Sports fans will all be familiar with the commentator who almost always gets things wrong. “Arsenal are very much on top here” he – it is invariably a “he” – will pronounce, or “Root is looking very settled”, only for the opposition to score a goal immediately and for the Yorkshireman to be clean bowled. In economics, a similar role is played by the International Monetary Fund (IMF).
In the middle of July, Remain fanatics had a field day. “The IMF has slashed its forecasts for the UK economy for next year after Brexit”, crowed the Financial Times. Maurice Obstfeld, the Fund’s chief economist, claimed that Brexit “has thrown a spanner in the works”. Global growth projections for 2017 were cut back, but most of all for the UK.
But on the first day of September, the IMF was forced to admit that growth in Britain had, in a splendidly bureaucratic phrase, “surprised on the upside”. On the same day came the news that manufacturing activity in August had posted its biggest monthly rise in 25 years. On Monday this week, the Markit purchasing managers’ index for the service sector registered the biggest monthly increase in its 20 year history.
The IMF has real form. In 1998, East Asia was experiencing a major economic crisis. Yet in May 1997, the IMF was predicting a continuation of very strong growth in most countries for the year ahead: 7 per cent for Thailand, 8 per cent for Indonesia and 8 per cent for Malaysia. They revised the projections down by December, but even these proved wildly optimistic, as the economies collapsed during 1998, registering a fall in output of over 15 per cent in Indonesia, for example, worse than America in the Great Depression of the 1930s.
Macroeconomics is the study of variables such as GDP which describe the economy at the aggregate level. Since the 1980s, it has been dominated by the concept of equilibrium. Highly mathematical models have been developed, resting on the premise that the economy can correct itself and absorb any shocks. Olivier Blanchard, the IMF’s previous chief economist, was a great enthusiast for this project. In August 2008, he published a paper which concluded with the claim “the state of macroeconomics is good”. Three weeks later, Lehman Brothers collapsed.

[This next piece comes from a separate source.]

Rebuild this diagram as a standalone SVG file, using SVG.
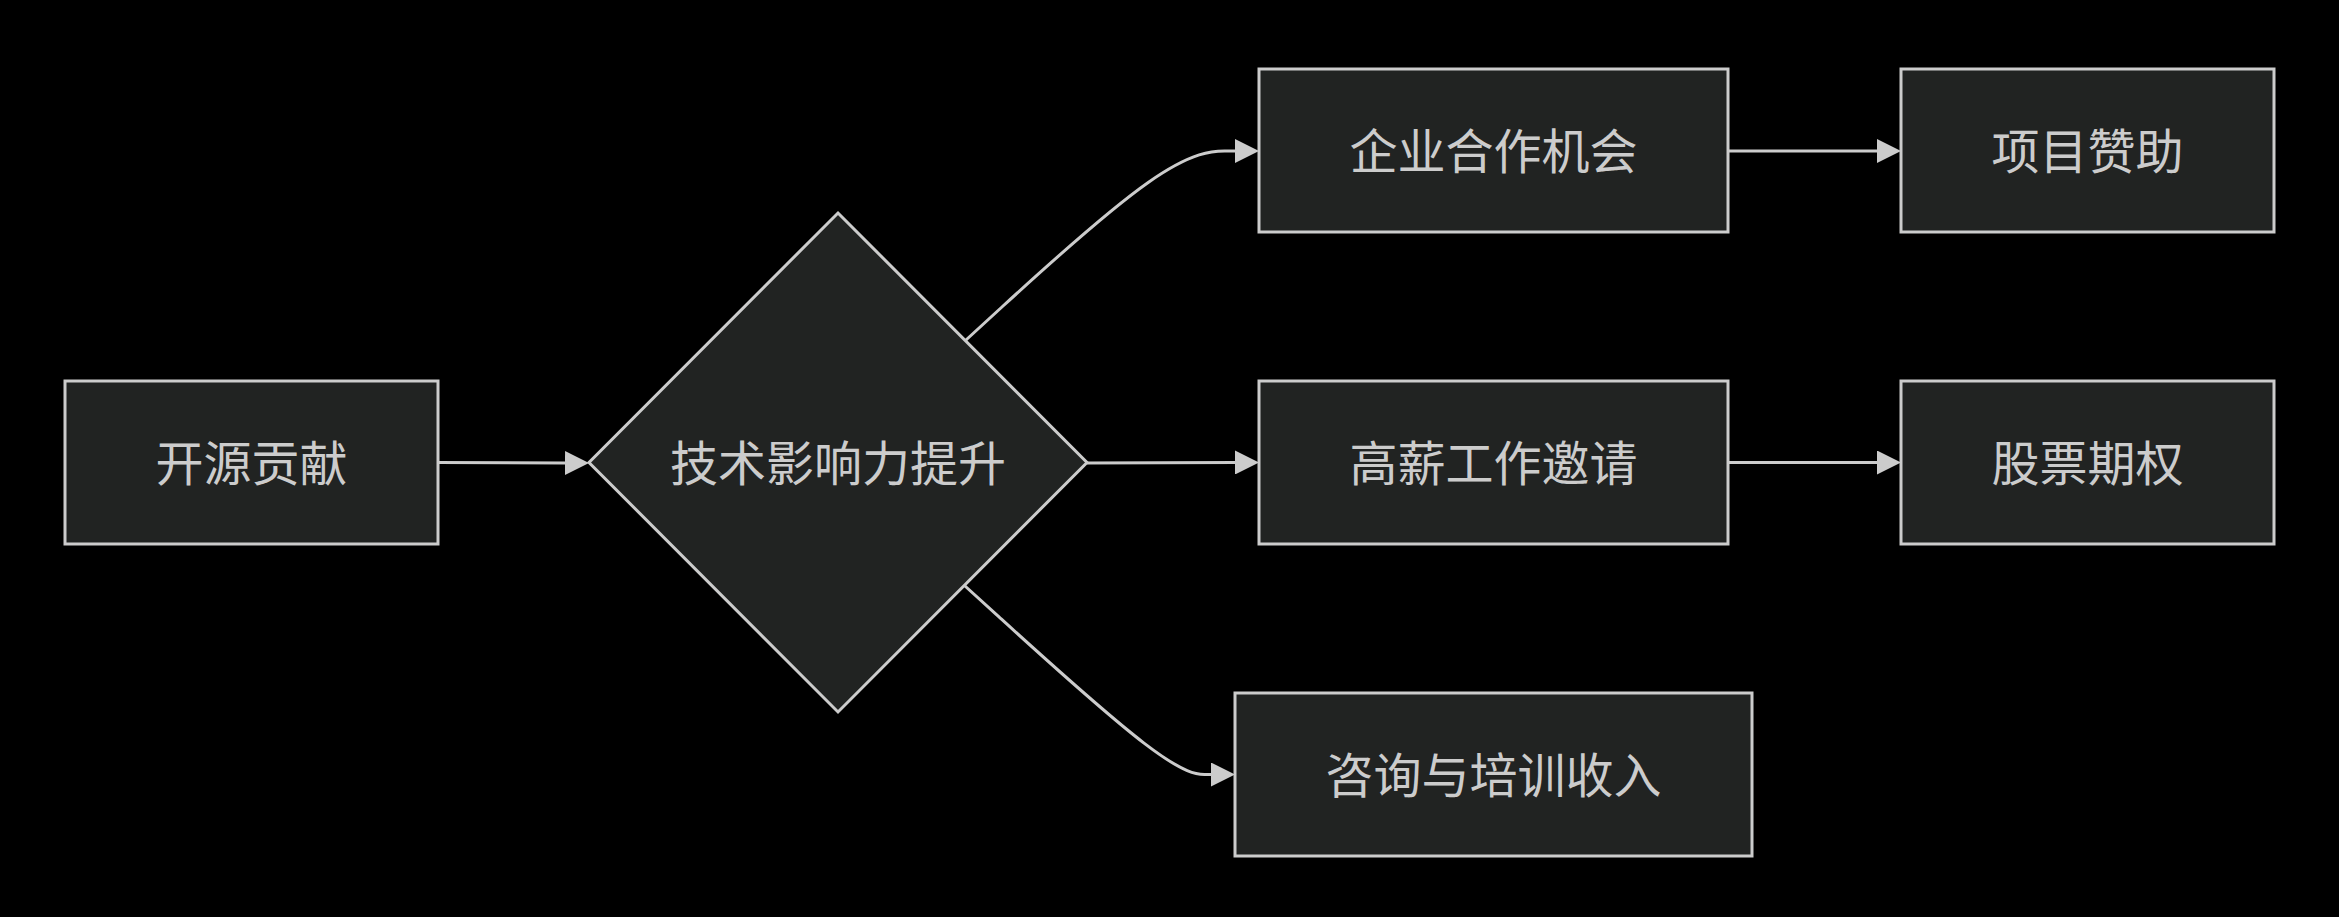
<svg xmlns="http://www.w3.org/2000/svg" width="2339" height="917" viewBox="0 0 2339 917">
<style>
.node rect,.node polygon{fill:#212322;stroke:#cccccc;stroke-width:3}
.node text{fill:#cccccc;font-family:"Noto Sans CJK SC","Noto Sans",sans-serif;font-size:48px;text-anchor:middle;dominant-baseline:central}
.edge{fill:none;stroke:#cccccc;stroke-width:3;marker-end:url(#arrow)}
</style>
<defs>
<marker id="arrow" viewBox="0 0 24 24" refX="0" refY="12" markerWidth="24" markerHeight="24" markerUnits="userSpaceOnUse" orient="auto">
<path d="M0,0 L24,12 L0,24 z" fill="#cccccc"/>
</marker>
</defs>
<rect width="2339" height="917" fill="#000000"/>
<g id="connectors">
<path class="edge" d="M438,462.5 L565,463"/>
<path class="edge" d="M966,340 L1000.3,308.5 C1034.7,277 1103.3,214 1148.2,182.5 C1193,151 1214,151 1224.5,151 L1235,151"/>
<path class="edge" d="M1087,463 L1235,462.5"/>
<path class="edge" d="M965,586 L999.5,617.4 C1034,648.8 1103,711.7 1144,743.1 C1185,774.5 1198,774.5 1204.5,774.5 L1211,774.5"/>
<path class="edge" d="M1728,151 L1877,151"/>
<path class="edge" d="M1728,462.5 L1877,462.5"/>
</g>
<g id="node-kaiyuan" class="node">
<rect x="65" y="381" width="373" height="163"/>
<text x="251.5" y="459.5">开源贡献</text>
</g>
<g id="node-jishu" class="node">
<polygon points="838,213 1087,462.5 838,712 589,462.5"/>
<text x="838" y="459.5">技术影响力提升</text>
</g>
<g id="node-qiye" class="node">
<rect x="1259" y="69" width="469" height="163"/>
<text x="1493.5" y="147.5">企业合作机会</text>
</g>
<g id="node-gaoxin" class="node">
<rect x="1259" y="381" width="469" height="163"/>
<text x="1493.5" y="459.5">高薪工作邀请</text>
</g>
<g id="node-zixun" class="node">
<rect x="1235" y="693" width="517" height="163"/>
<text x="1493.5" y="771.5">咨询与培训收入</text>
</g>
<g id="node-xiangmu" class="node">
<rect x="1901" y="69" width="373" height="163"/>
<text x="2087.5" y="147.5">项目赞助</text>
</g>
<g id="node-gupiao" class="node">
<rect x="1901" y="381" width="373" height="163"/>
<text x="2087.5" y="459.5">股票期权</text>
</g>
</svg>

Apart from the European Commission itself, the IMF has been probably the biggest cheerleader for the euro. Since the inception of the single currency in 1999, a whole series of statements and technical articles from the IMF has eulogised its mystical benefits. At the end of July this year, the IMF’s own Independent Evaluation Office (IEO) was totally scathing of the Fund’s record on this. The top staff became impervious to other points of view and ignored warning signs of the financial crisis. In their view of the world, it simply could not happen.
The IMF exercises enormous influence and power. Yet its persistent ineptness makes England football managers look like world beaters. To add insult to injury, its staff enjoy tax free salaries. It’s time to close the Fund down and go back to the drawing board.